Dear David,
I hope you are well. I wanted to share a positive update on Project CW-447, which has been progressing well overall.1
Our SMT line has completed the first pass assembly for approximately 65% of your order, and our QC team's initial inspection results have been very satisfactory, with defect rates tracking below our target threshold.2
Regarding the delivery schedule, I wanted to flag that due to some supply chain developments affecting certain component categories, we anticipate a slight adjustment to the timeline for final completion. We are actively working to minimize any impact and will update you as soon as we have a clearer picture.3
We remain fully committed to delivering the quality you expect from Haolong, and I will keep you closely informed as the situation develops.
Best regards,
Zhang Wei (张伟)
Project Coordinator, Shenzhen Haolong Electronics Co.
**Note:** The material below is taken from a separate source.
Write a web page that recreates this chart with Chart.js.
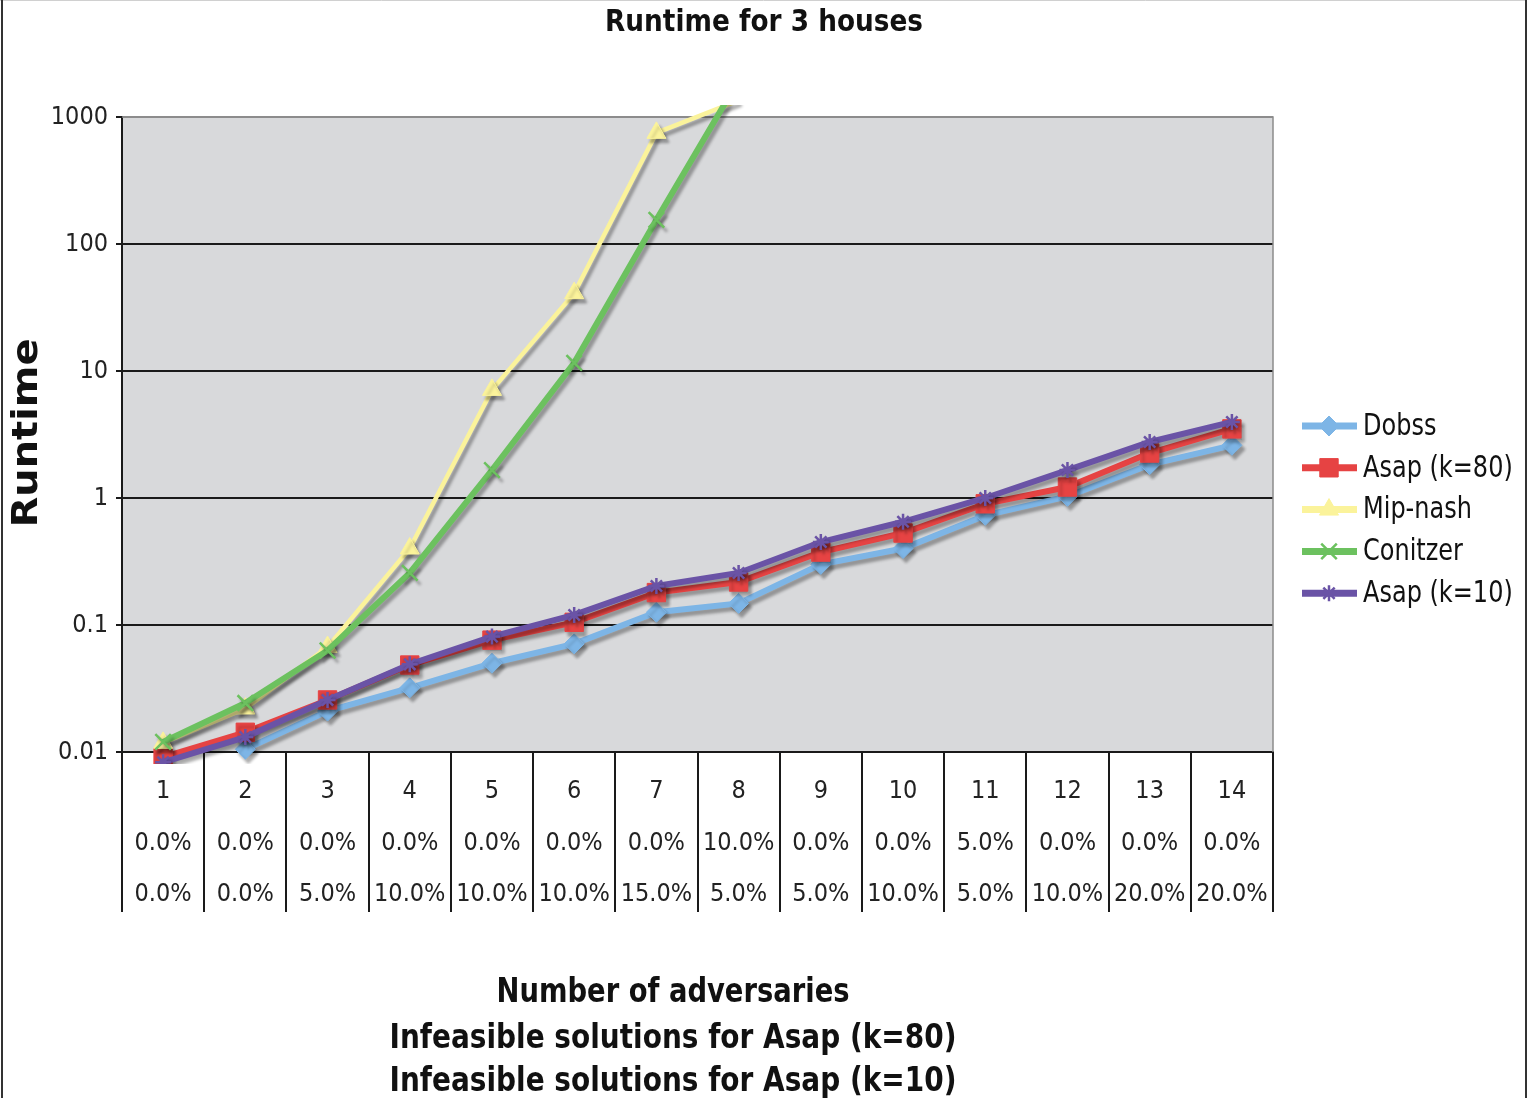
<!DOCTYPE html>
<html>
<head>
<meta charset="utf-8">
<title>Runtime for 3 houses</title>
<script src="https://cdn.jsdelivr.net/npm/chart.js@4.4.1/dist/chart.umd.min.js"></script>
<style>
  body { margin: 0; background: #fff; }
  canvas { display: block; }
</style>
</head>
<body>
<canvas id="chartRuntime" width="1527" height="1098"></canvas>
<script>
// number of adversaries and % of infeasible solutions for each Asap run
const adversaries = [1, 2, 3, 4, 5, 6, 7, 8, 9, 10, 11, 12, 13, 14]
const infeasibleK80 = [0, 0, 0, 0, 0, 0, 0, 10, 0, 0, 5, 0, 0, 0]
const infeasibleK10 = [0, 0, 5, 10, 10, 10, 15, 5, 5, 10, 5, 10, 20, 20]

// runtimes (log scale), null = nothing plotted
const dobss = [null, 0.0105, 0.021, 0.032, 0.05, 0.071, 0.126, 0.148, 0.3, 0.4, 0.73, 1.03, 1.83, 2.6]
const asapK80 = [0.0091, 0.0143, 0.0257, 0.0484, 0.076, 0.105, 0.18, 0.218, 0.375, 0.53, 0.9, 1.22, 2.26, 3.5]
const mipNash = [0.0118, 0.022, 0.067, 0.4, 7.1, 41, 750, 1350, null, null, null, null, null, null]
const conitzer = [0.012, 0.0243, 0.063, 0.257, 1.66, 11.6, 155, 1950, null, null, null, null, null, null]
const asapK10 = [0.0083, 0.0131, 0.0257, 0.049, 0.081, 0.12, 0.203, 0.257, 0.45, 0.65, 1.0, 1.66, 2.76, 3.97]

const yTicks = [0.01, 0.1, 1, 10, 100, 1000]

const FONT = "'DejaVu Sans Condensed', 'DejaVu Sans', sans-serif"
const FONT_BOLD = "'DejaVu Sans', sans-serif"
const INK = "#1a1a1a"

function pct(v) {
  return v.toFixed(1) + "%"
}

function serie(label, data, color, style, radius, order, extra) {
  return Object.assign({
    label,
    data,
    order,
    borderColor: color,
    backgroundColor: color,
    borderWidth: 6,
    pointStyle: style,
    pointRadius: radius,
    pointHoverRadius: radius,
    pointBackgroundColor: color,
    pointBorderColor: color,
    pointBorderWidth: 1,
    tension: 0,
    spanGaps: false,
    clip: { left: 4, top: 12, right: 4, bottom: 12 }
  }, extra || {})
}

// text squeezed/stretched horizontally to a given width
function fitText(ctx, text, x, y, width, font, angle) {
  ctx.save()
  ctx.font = font
  ctx.textAlign = "center"
  ctx.textBaseline = "middle"
  ctx.fillStyle = "#111"
  const w = ctx.measureText(text).width
  ctx.translate(x, y)
  if (angle) ctx.rotate(angle)
  ctx.scale(width / w, 1)
  ctx.fillText(text, 0, 0)
  ctx.restore()
}

const plotFrame = {
  id: "plotFrame",
  beforeDraw(chart) {
    const { ctx, chartArea: a } = chart
    ctx.save()
    ctx.fillStyle = "#fff"
    ctx.fillRect(0, 0, chart.width, chart.height)
    ctx.fillStyle = "#d8d9db"
    ctx.fillRect(a.left, a.top, a.right - a.left, a.bottom - a.top)
    ctx.restore()
  },
  beforeDatasetsDraw(chart) {
    const { ctx, chartArea: a } = chart
    ctx.save()
    ctx.strokeStyle = "#8c8c8c"
    ctx.lineWidth = 1.5
    ctx.beginPath()
    ctx.moveTo(a.left, a.top)
    ctx.lineTo(a.right, a.top)
    ctx.lineTo(a.right, a.bottom)
    ctx.stroke()
    ctx.restore()

    // drop shadow under lines and markers
    ctx.save()
    ctx.shadowColor = "rgba(0, 0, 0, 0.32)"
    ctx.shadowOffsetX = 3
    ctx.shadowOffsetY = 4
    ctx.shadowBlur = 3
  },
  afterDatasetsDraw(chart) {
    chart.ctx.restore()
  },
  afterDraw(chart) {
    const ctx = chart.ctx

    fitText(ctx, "Runtime for 3 houses", 764, 23, 318, "bold 31px " + FONT_BOLD)
    fitText(ctx, "Runtime", 28, 433, 189, "bold 36px " + FONT_BOLD, -Math.PI / 2)
    fitText(ctx, "Number of adversaries", 673, 993, 353, "bold 34px " + FONT_BOLD)
    fitText(ctx, "Infeasible solutions for Asap (k=80)", 673, 1039, 567, "bold 34px " + FONT_BOLD)
    fitText(ctx, "Infeasible solutions for Asap (k=10)", 673, 1082, 567, "bold 34px " + FONT_BOLD)

    // legend: line sample + marker + name
    chart.data.datasets.forEach((ds, i) => {
      const y = 426 + i * 41.8
      ctx.save()
      ctx.strokeStyle = ds.borderColor
      ctx.lineWidth = 7
      ctx.beginPath()
      ctx.moveTo(1302, y)
      ctx.lineTo(1357, y)
      ctx.stroke()
      ctx.fillStyle = ds.pointBackgroundColor
      ctx.strokeStyle = ds.pointBorderColor
      ctx.lineWidth = ds.pointBorderWidth
      Chart.helpers.drawPoint(ctx, {
        pointStyle: ds.pointStyle,
        radius: ds.pointRadius,
        borderWidth: ds.pointBorderWidth,
        rotation: 0
      }, 1329, y)
      ctx.font = "30px 'DejaVu Sans', sans-serif"
      ctx.fillStyle = "#111"
      ctx.textBaseline = "middle"
      ctx.translate(1363, y)
      ctx.scale(0.8, 1)
      ctx.fillText(ds.label, 0, 1)
      ctx.restore()
    })

    // outer frame
    ctx.save()
    ctx.strokeStyle = "#d0d0d0"
    ctx.lineWidth = 1
    ctx.beginPath()
    ctx.moveTo(0, 0.5)
    ctx.lineTo(chart.width, 0.5)
    ctx.stroke()
    ctx.strokeStyle = "#333"
    ctx.lineWidth = 2
    ctx.beginPath()
    ctx.moveTo(2, 0)
    ctx.lineTo(2, chart.height)
    ctx.moveTo(1526, 0)
    ctx.lineTo(1526, chart.height)
    ctx.stroke()
    ctx.restore()
  }
}

const labels = adversaries.map((n, i) => [String(n), pct(infeasibleK80[i]), pct(infeasibleK10[i])])

new Chart(document.getElementById("chartRuntime"), {
  type: "line",
  data: {
    labels,
    datasets: [
      serie("Dobss", dobss, "#7db5e6", "rectRot", 10, 5),
      serie("Asap (k=80)", asapK80, "#e64343", "rect", 13, 4),
      serie("Mip-nash", mipNash, "#fbf39b", "triangle", 11, 3, { borderWidth: 4.5 }),
      serie("Conitzer", conitzer, "#6cc15f", "crossRot", 11, 2, { pointBorderWidth: 2.5 }),
      serie("Asap (k=10)", asapK10, "#6a53a6", "star", 8, 1, { pointBorderWidth: 2.5 })
    ]
  },
  options: {
    responsive: false,
    animation: false,
    events: [],
    layout: {
      padding: { top: 117, right: 254, bottom: 0, left: 0 }
    },
    plugins: {
      legend: { display: false },
      title: { display: false },
      tooltip: { enabled: false }
    },
    scales: {
      x: {
        type: "category",
        offset: true,
        afterFit: s => { s.height = 346 },
        grid: {
          offset: true,
          drawOnChartArea: false,
          tickLength: 160,
          color: INK,
          lineWidth: 2
        },
        border: { color: INK, width: 2 },
        ticks: {
          font: { family: FONT, size: 25, lineHeight: 2.06 },
          color: "#222",
          padding: -146,
          maxRotation: 0,
          autoSkip: false
        }
      },
      y: {
        type: "logarithmic",
        min: 0.01,
        max: 1000,
        afterBuildTicks: s => { s.ticks = yTicks.map(v => ({ value: v })) },
        afterFit: s => { s.width = 122 },
        grid: {
          color: c => (c.tick && c.tick.value === 1000 ? "#8c8c8c" : INK),
          lineWidth: 2,
          tickLength: 6,
          tickColor: INK
        },
        border: { color: INK, width: 2 },
        ticks: {
          font: { family: FONT, size: 25 },
          color: "#222",
          padding: 8,
          callback: v => String(v)
        }
      }
    }
  },
  plugins: [plotFrame]
})
</script>
</body>
</html>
"I wanted to share a positive update… which has been progressing well overall."
The email opens with good news. This is deliberate, not spin. In Chinese business communication, delivering bad news without relational context first is abrupt and face-threatening to both parties. The positive framing is structural — it is not concealing the problem, it is preparing the reader to receive it.
Do not skip to paragraph 3 and react to it in isolation. Read the whole email before forming a response. The positive opener is not noise. It is Zhang Wei telling you: I am approaching this as a partner, not avoiding responsibility. The register of your reply will either confirm or deny that framing.
"…progressing well overall."
"Overall" is the tell. Qualifying adverbs in a Chinese progress report — "overall," "generally," "in most respects," "largely" — mark an exception. Zhang is flagging a problem without naming it in the sentence where it would dominate. This is how bad news enters the frame.
When you see a qualifier like "overall" in a supplier update, stop and ask yourself what it is qualifying around. There is almost always something specific being flagged obliquely. Your first job is to find it — not to respond to the positive framing as if it were the full message.
"…we anticipate a slight adjustment to the timeline for final completion."
This is the entire message of the email. Everything else was context. Zhang is telling you there is a delay. He is not naming a new date because he does not yet have one he can commit to — and committing to a date he might miss would be worse than no date at all. "Slight" may or may not be accurate. He may not know yet.
Do not let "slight" pass unexamined. Your response should acknowledge the flag and ask for the magnitude — without accusation. "Thanks for the update — could you give me a rough sense of the timeline impact? Even a range would help my planning" is the right register. "When exactly will the shipment leave?" is not — he doesn't know yet, and demanding a date he can't give forces him into a worse position.